Important results were obtained through the dynamic tests conducted on full-scale beams. Figure 4 presents the raw resistance readings and the time-frequency analysis of the recorded signals. The hammer hits, in this case, were consecutively placed in zones 1-2-3-4-5 (Fig. 3(a)), and the sequence was repeated four times, for a total of 20 hits. Inspecting the resistance readings, the hammer impacts are clearly visible and generate dynamic responses. The segments between electrodes 1-2 and 2-3 generated a better signal response, while the poor performance due to the high noise-to-signal ratio of the segment between electrodes 3-4 might be related to material non-uniformities or local conductivity issues.

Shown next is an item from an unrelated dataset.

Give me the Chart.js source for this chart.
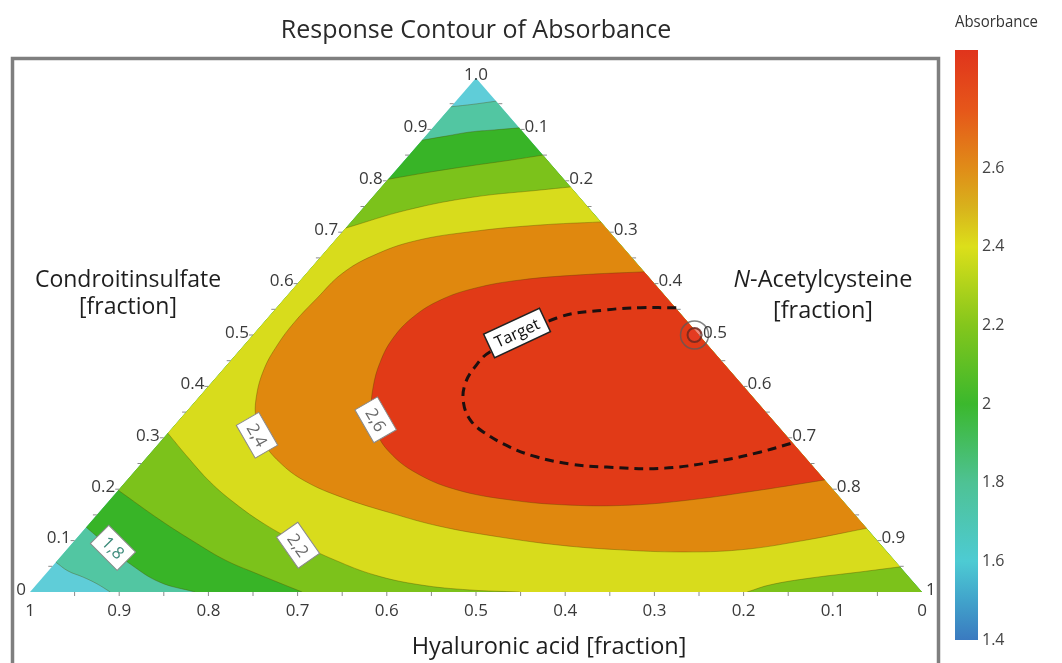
<!DOCTYPE html>
<html>
<head>
<meta charset="utf-8">
<script src="https://cdn.jsdelivr.net/npm/chart.js@4.4.1/dist/chart.umd.min.js"></script>
<style>
  html, body { margin: 0; padding: 0; background: #fff; }
  #wrap { position: relative; width: 1062px; height: 663px; overflow: hidden; }
  #main { position: absolute; left: 0; top: 0; }
  #bar { position: absolute; left: 930px; top: 0; }
</style>
</head>
<body>
<div id="wrap">
  <canvas id="main" width="1062" height="663"></canvas>
  <canvas id="bar" width="132" height="663"></canvas>
</div>
<script>
const FONT = "'Open Sans', 'Noto Sans', sans-serif";
const chartTitle = "Response Contour of Absorbance";

// contour levels, low to high
const levels = [1.6, 1.8, 2.0, 2.2, 2.4, 2.6];

// contour lines, points are [N-Acetylcysteine, Condroitinsulfate] fractions
const c16Top = [[0, 0.944], [0.023, 0.949], [0.045, 0.955]];
const c16Low = [[0, 0.058], [0.022, 0.041], [0.045, 0.029], [0.067, 0.016], [0.090, 0]];
const c18Top = [[0, 0.879], [0.023, 0.887], [0.046, 0.895], [0.071, 0.899], [0.097, 0.903]];
const c18Low = [[0, 0.126], [0.047, 0.086], [0.087, 0.053], [0.136, 0.019], [0.185, 0]];
const c20Top = [[0, 0.803], [0.040, 0.817], [0.079, 0.829], [0.118, 0.840], [0.150, 0.850]];
const c20Low = [[0, 0.198], [0.076, 0.140], [0.139, 0.095], [0.188, 0.062], [0.234, 0.037], [0.305, 0]];
const c22Top = [[0, 0.708], [0.051, 0.743], [0.112, 0.768], [0.181, 0.782], [0.212, 0.788]];
const c22Low = [[0, 0.309], [0.047, 0.261], [0.095, 0.214], [0.143, 0.173], [0.197, 0.132],
  [0.254, 0.095], [0.311, 0.062], [0.370, 0.033], [0.430, 0.014], [0.491, 0.004], [0.549, 0]];
const c22Right = [[0.951, 0.049], [0.911, 0.039], [0.861, 0.027], [0.823, 0.014], [0.804, 0]];
const c24 = [[0.280, 0.720], [0.215, 0.714], [0.148, 0.702], [0.090, 0.683], [0.057, 0.654],
  [0.040, 0.619], [0.036, 0.572], [0.034, 0.525], [0.037, 0.481], [0.046, 0.432], [0.065, 0.377],
  [0.086, 0.335], [0.114, 0.294], [0.153, 0.253], [0.200, 0.216], [0.260, 0.183], [0.327, 0.154],
  [0.395, 0.128], [0.473, 0.107], [0.549, 0.091], [0.621, 0.082], [0.690, 0.078], [0.755, 0.082],
  [0.814, 0.099], [0.876, 0.124]];
const c26 = [[0.377, 0.623], [0.308, 0.617], [0.246, 0.607], [0.203, 0.591], [0.176, 0.568],
  [0.162, 0.535], [0.160, 0.494], [0.169, 0.447], [0.186, 0.397], [0.206, 0.354], [0.233, 0.311],
  [0.267, 0.272], [0.315, 0.233], [0.376, 0.200], [0.449, 0.179], [0.521, 0.169], [0.588, 0.169],
  [0.650, 0.179], [0.719, 0.198], [0.782, 0.218]];
const targetLine = [[0.448, 0.553], [0.408, 0.553], [0.373, 0.549], [0.324, 0.533], [0.282, 0.467],
  [0.280, 0.436], [0.286, 0.403], [0.302, 0.368], [0.326, 0.335], [0.353, 0.311], [0.397, 0.282],
  [0.436, 0.263], [0.481, 0.249], [0.525, 0.243], [0.591, 0.241], [0.650, 0.257], [0.682, 0.272],
  [0.710, 0.290]];
const targetPoint = [[0.495, 0.5]];

// triangle corners: Hyaluronic acid, N-Acetylcysteine, Condroitinsulfate = 1
const cornerH = [0, 0], cornerN = [1, 0], cornerC = [0, 1];

// tick labels
const leftTicks = ["0", "0.1", "0.2", "0.3", "0.4", "0.5", "0.6", "0.7", "0.8", "0.9", "1.0"];
const rightTicks = ["0", "0.1", "0.2", "0.3", "0.4", "0.5", "0.6", "0.7", "0.8", "0.9", "1"];
const bottomTicks = ["1", "0.9", "0.8", "0.7", "0.6", "0.5", "0.4", "0.3", "0.2", "0.1", "0"];

const contourTags = [
  { text: "1,8", n: 0.050, c: 0.086, angle: 45 },
  { text: "2,2", n: 0.255, c: 0.091, angle: 55 },
  { text: "2,4", n: 0.102, c: 0.305, angle: 60 },
  { text: "2,6", n: 0.220, c: 0.335, angle: 60 }
];
const targetTag = { text: "Target", n: 0.294, c: 0.504, angle: -25 };

// colour bar
const colorbarTicks = [1.4, 1.6, 1.8, 2, 2.2, 2.4, 2.6];
const colorbarRange = [1.4, 2.9];
const colorbarStops = [[1.4, "#3a7ac0"], [1.5, "#41a3cb"], [1.6, "#4dcbd3"], [1.8, "#4ec294"],
  [2.0, "#3bb82d"], [2.2, "#84c61c"], [2.4, "#dcdf1a"], [2.5, "#d8b21c"], [2.6, "#e08c18"],
  [2.75, "#e6561a"], [2.9, "#e0341c"]];

const bandColors = ["#5fcdd8", "#52c6a2", "#38b427", "#7cc21b", "#d8dc1c", "#e0880e", "#e13a17"];

function toXY(p) { return { x: p[0] + p[1] / 2, y: p[1] }; }
function rev(a) { return a.slice().reverse(); }
// repeat the ends of every piece so the curve runs straight along the triangle edges
function joinParts(...parts) {
  const out = [];
  parts.forEach(p => out.push(p[0], ...p, p[p.length - 1]));
  return out;
}

const bands = [
  [cornerH, cornerN, cornerC],
  joinParts(c16Top, [cornerN], rev(c16Low)),
  joinParts(c18Top, [cornerN], rev(c18Low)),
  joinParts(c20Top, [cornerN], rev(c20Low)),
  joinParts(c22Top, c22Right, rev(c22Low)),
  c24,
  c26
];
const contourLines = [c16Top, c16Low, c18Top, c18Low, c20Top, c20Low, c22Top, c22Low, c22Right, c24, c26];
const TENSION = 0.4;

const datasets = [];
bands.forEach((poly, i) => {
  datasets.push({
    data: poly.map(toXY),
    backgroundColor: bandColors[i],
    borderWidth: 0,
    pointRadius: 0,
    tension: i === 0 ? 0 : TENSION,
    fill: "shape",
    order: 30 - i
  });
});
contourLines.forEach(line => {
  datasets.push({
    data: line.map(toXY),
    borderColor: "rgba(80,70,0,0.35)",
    borderWidth: 1,
    pointRadius: 0,
    tension: TENSION,
    fill: false,
    order: 10
  });
});
datasets.push({
  data: targetLine.map(toXY),
  borderColor: "#1c1010",
  borderWidth: 3,
  borderDash: [9, 6],
  pointRadius: 0,
  tension: TENSION,
  fill: false,
  order: 5
});
datasets.push({
  data: targetPoint.map(toXY),
  showLine: false,
  pointRadius: 14,
  pointBorderWidth: 1.5,
  pointBorderColor: "rgba(90,90,90,0.75)",
  pointBackgroundColor: "rgba(0,0,0,0)",
  order: 2
});
datasets.push({
  data: targetPoint.map(toXY),
  showLine: false,
  pointRadius: 7,
  pointBorderWidth: 2,
  pointBorderColor: "rgba(110,40,30,0.85)",
  pointBackgroundColor: "rgba(230,60,40,0.6)",
  order: 1
});

function pos(chart, n, c) {
  const p = toXY([n, c]);
  return [chart.scales.x.getPixelForValue(p.x), chart.scales.y.getPixelForValue(p.y)];
}

function drawTag(ctx, x, y, tag, font, color, border, lw) {
  ctx.save();
  ctx.translate(x, y);
  ctx.rotate(tag.angle * Math.PI / 180);
  ctx.font = font;
  const w = ctx.measureText(tag.text).width + 14;
  const h = 26;
  ctx.fillStyle = "#fff";
  ctx.fillRect(-w / 2, -h / 2, w, h);
  ctx.strokeStyle = border;
  ctx.lineWidth = lw;
  ctx.strokeRect(-w / 2, -h / 2, w, h);
  ctx.fillStyle = color;
  ctx.textAlign = "center";
  ctx.textBaseline = "middle";
  ctx.fillText(tag.text, 0, 1);
  ctx.restore();
}

const ternaryDecor = {
  id: "ternaryDecor",
  beforeDraw(chart) {
    const ctx = chart.ctx;
    ctx.save();
    ctx.strokeStyle = "#7f7f7f";
    ctx.lineWidth = 3.5;
    ctx.strokeRect(12.5, 58.5, 926, 700);
    ctx.restore();
  },
  afterDatasetsDraw(chart) {
    const ctx = chart.ctx;
    ctx.save();

    // small ticks on the three edges
    ctx.strokeStyle = "#8a8a8a";
    ctx.lineWidth = 1;
    for (let i = 1; i < 20; i++) {
      const f = i / 20;
      let [x, y] = pos(chart, f, 0);
      ctx.beginPath(); ctx.moveTo(x, y); ctx.lineTo(x, y + 4); ctx.stroke();
      [x, y] = pos(chart, 0, f);
      ctx.beginPath(); ctx.moveTo(x, y); ctx.lineTo(x - 4, y); ctx.stroke();
      [x, y] = pos(chart, f, 1 - f);
      ctx.beginPath(); ctx.moveTo(x, y); ctx.lineTo(x + 4, y); ctx.stroke();
    }

    // tick labels
    ctx.fillStyle = "#3a3a3a";
    ctx.font = "17px " + FONT;
    ctx.textBaseline = "middle";
    leftTicks.forEach((t, i) => {
      const [x, y] = pos(chart, 0, i / 10);
      if (i === 10) {
        ctx.textAlign = "center";
        ctx.fillText(t, x, y - 3);
      } else {
        ctx.textAlign = "right";
        ctx.fillText(t, x - 4, y - 2);
      }
    });
    ctx.textAlign = "left";
    rightTicks.forEach((t, i) => {
      if (i === 0) return;
      const [x, y] = pos(chart, i / 10, 1 - i / 10);
      ctx.fillText(t, x + 4, y - 2);
    });
    ctx.textAlign = "center";
    bottomTicks.forEach((t, i) => {
      const [x, y] = pos(chart, i / 10, 0);
      ctx.fillText(t, x, y + 19);
    });

    // axis titles
    ctx.fillStyle = "#1e1e1e";
    ctx.font = "23px " + FONT;
    ctx.fillText("Condroitinsulfate", 128, 280);
    ctx.fillText("[fraction]", 128, 307);
    ctx.font = "23.5px " + FONT;
    ctx.fillText("Hyaluronic acid [fraction]", 549, 647);
    ctx.fillText("[fraction]", 823, 311);
    const rest = "-Acetylcysteine";
    ctx.font = "italic 23.5px " + FONT;
    const wN = ctx.measureText("N").width;
    ctx.font = "23.5px " + FONT;
    const wR = ctx.measureText(rest).width;
    const x0 = 823 - (wN + wR) / 2;
    ctx.textAlign = "left";
    ctx.font = "italic 23.5px " + FONT;
    ctx.fillText("N", x0, 280);
    ctx.font = "23.5px " + FONT;
    ctx.fillText(rest, x0 + wN, 280);

    // contour labels
    contourTags.forEach(tag => {
      const [x, y] = pos(chart, tag.n, tag.c);
      const col = tag.text === "1,8" ? "#3f8c7c" : "#6a6a6a";
      drawTag(ctx, x, y, tag, "17px " + FONT, col, "#8a8a8a", 1);
    });
    const [tx, ty] = pos(chart, targetTag.n, targetTag.c);
    drawTag(ctx, tx, ty, targetTag, "16px " + FONT, "#111", "#222", 1.5);

    ctx.restore();
  }
};

new Chart(document.getElementById("main"), {
  type: "line",
  data: { datasets },
  options: {
    responsive: false,
    animation: false,
    devicePixelRatio: 1,
    layout: { padding: { left: 30, right: 140, top: 0, bottom: 71 } },
    plugins: {
      legend: { display: false },
      tooltip: { enabled: false },
      title: {
        display: true,
        text: chartTitle,
        color: "#2a2a2a",
        font: { family: FONT, size: 25, weight: "normal", lineHeight: 1.2 },
        padding: { top: 16, bottom: 32 }
      }
    },
    scales: {
      x: { type: "linear", min: 0, max: 1, display: false },
      y: { type: "linear", min: 0, max: 1, display: false }
    }
  },
  plugins: [ternaryDecor]
});

function barGradient(chart) {
  const area = chart.chartArea;
  const ys = chart.scales.y;
  if (!area || !ys) return colorbarStops[0][1];
  const y0 = ys.getPixelForValue(colorbarRange[0]);
  const y1 = ys.getPixelForValue(colorbarRange[1]);
  const g = chart.ctx.createLinearGradient(0, y0, 0, y1);
  colorbarStops.forEach(s => {
    g.addColorStop((s[0] - colorbarRange[0]) / (colorbarRange[1] - colorbarRange[0]), s[1]);
  });
  return g;
}

new Chart(document.getElementById("bar"), {
  type: "bar",
  data: {
    labels: ["Absorbance"],
    datasets: [{
      data: [colorbarRange],
      backgroundColor: ctx => barGradient(ctx.chart),
      borderWidth: 0,
      barPercentage: 1,
      categoryPercentage: 1
    }]
  },
  options: {
    responsive: false,
    animation: false,
    devicePixelRatio: 1,
    layout: { padding: { left: 25, right: 24, top: 0, bottom: 23 } },
    plugins: {
      legend: { display: false },
      tooltip: { enabled: false },
      title: {
        display: true,
        text: "Absorbance",
        color: "#333",
        font: { family: FONT, size: 16, weight: "normal", lineHeight: 1.2 },
        padding: { top: 13, bottom: 17.8 }
      }
    },
    scales: {
      x: { display: false },
      y: {
        position: "right",
        min: colorbarRange[0],
        max: colorbarRange[1],
        grid: { display: false, drawTicks: false },
        border: { display: false },
        afterBuildTicks: s => { s.ticks = colorbarTicks.map(v => ({ value: v })); },
        afterFit: s => { s.width = 60; },
        ticks: {
          color: "#444",
          padding: 4,
          font: { family: FONT, size: 16 },
          callback: v => String(Math.round(v * 10) / 10)
        }
      }
    }
  }
});
</script>
</body>
</html>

As expected, due to the use of DC Voltage, a polarization drift is visible in the outputs from segments shown in Figs. 4(a) and (b). The drift observed in Fig. 4(c) is not as significant as the others, since the polarization of other segments is stronger. Inspecting the frequency-time analysis, the beam vibration caused by hammer hits was around 65 Hz.

Fig. 4. Dynamic test results of the smart material beam with hammer hits located on different zones on the beam, raw reading, and frequency time analysis: (a) segment between the electrodes 1-2, (b) segment between the electrodes 2-3, (c) segment between the electrodes 3-4.